Airline travel? Coach, First Class, or Private Jet. Yes, we do have a class system in this country. If you have money, you can live life seldom seeing those who don‘t have money. If you have enough money you never ever have to see poor people, and I imagine after a while for the very rich, there are no poor people.

So why does this matter? Do the rich have to see the poor? Can‘t we just live our separate lives and go on about our business? Well, I guess we can, and we have for decades, but we forget one thing. Maybe the people with money can block out those who don‘t have money, but it doesn‘t work both ways. The poor, a segment of our population that is rapidly growing, see the rich every day of their lives. It is thrown in their faces every day on television, in movies, on bill boards, on every street and every moment of their lives. They see their children going to substandard schools, they see people driving by in beautiful cars, they look at the steaks in the grocery stores, and they are not even seeing the ultra-rich like Donald Trump or Hillary Clinton, the ultra rich live far away or in protected buildings or walled communities where the poor are not even allowed to look.

So, what happens when the poor population gets bigger and bigger? What happens when the poor realize that there really is no path to the “top”? Or even up a few rungs on the ladder? At what point does envy turn to hate?

When do the masses of poor people in America do what poor people have done throughout history? How long before we see revolution in this country. As the poor population grows we will reach a point of no longer saying “if the poor revolt”, but “when the poor revolt.”

I think we can see that the police are doing their best right now to keep the poor in their place, and the media is doing its best to keep the poor divided by race and locality, but as that poor population increases, and the white poor and black poor, and the brown and red poor realize that they are all in the same boat, the police and media will no longer be able to keep them separated.
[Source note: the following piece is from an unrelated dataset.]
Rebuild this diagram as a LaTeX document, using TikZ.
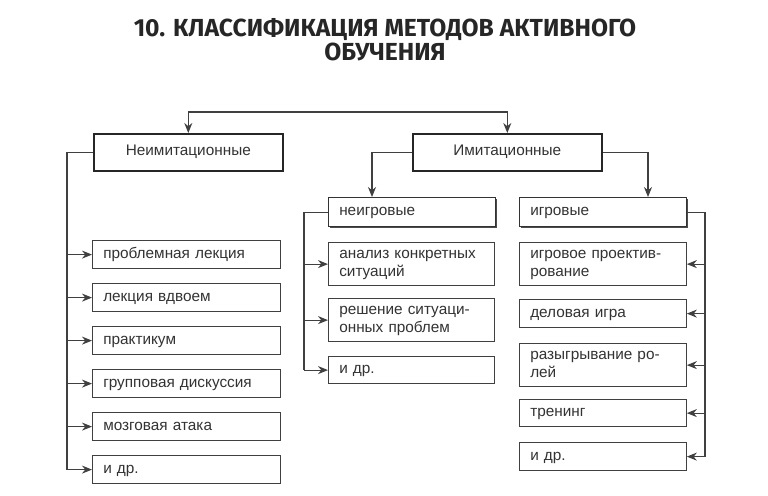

Then as they say, the shit will hit the fan. Think of all the revolutions in history: Rome, France, Russia, China. The list goes on and on all over the world, and it is has been for thousands of years.

It is scary to think that this will happen here in America, but I see nothing happening that will make it less likely. No, it won‘t happen in my life time. The government will be able to beat down anything that starts for a long time, but as the population of those at the bottom keeps expanding, and those with money continue to ignore those with almost nothing, envy will change to hate.

Sad to say, I believe my grandsons and granddaughters will see horrible unrest and blood in the streets.

Post Script:

If you have a decent income or you are wealthy and want to see what living in poverty is like, giving some of your time volunteering at a food shelter will allow you to have a glimpse of what poverty is. You won‘t be able to understand it or understand how people living in poverty think or feel, but you might learn how to identify some of the people in that plight. What you find might just surprise you. Many of those people are no different than you and some are profoundly different.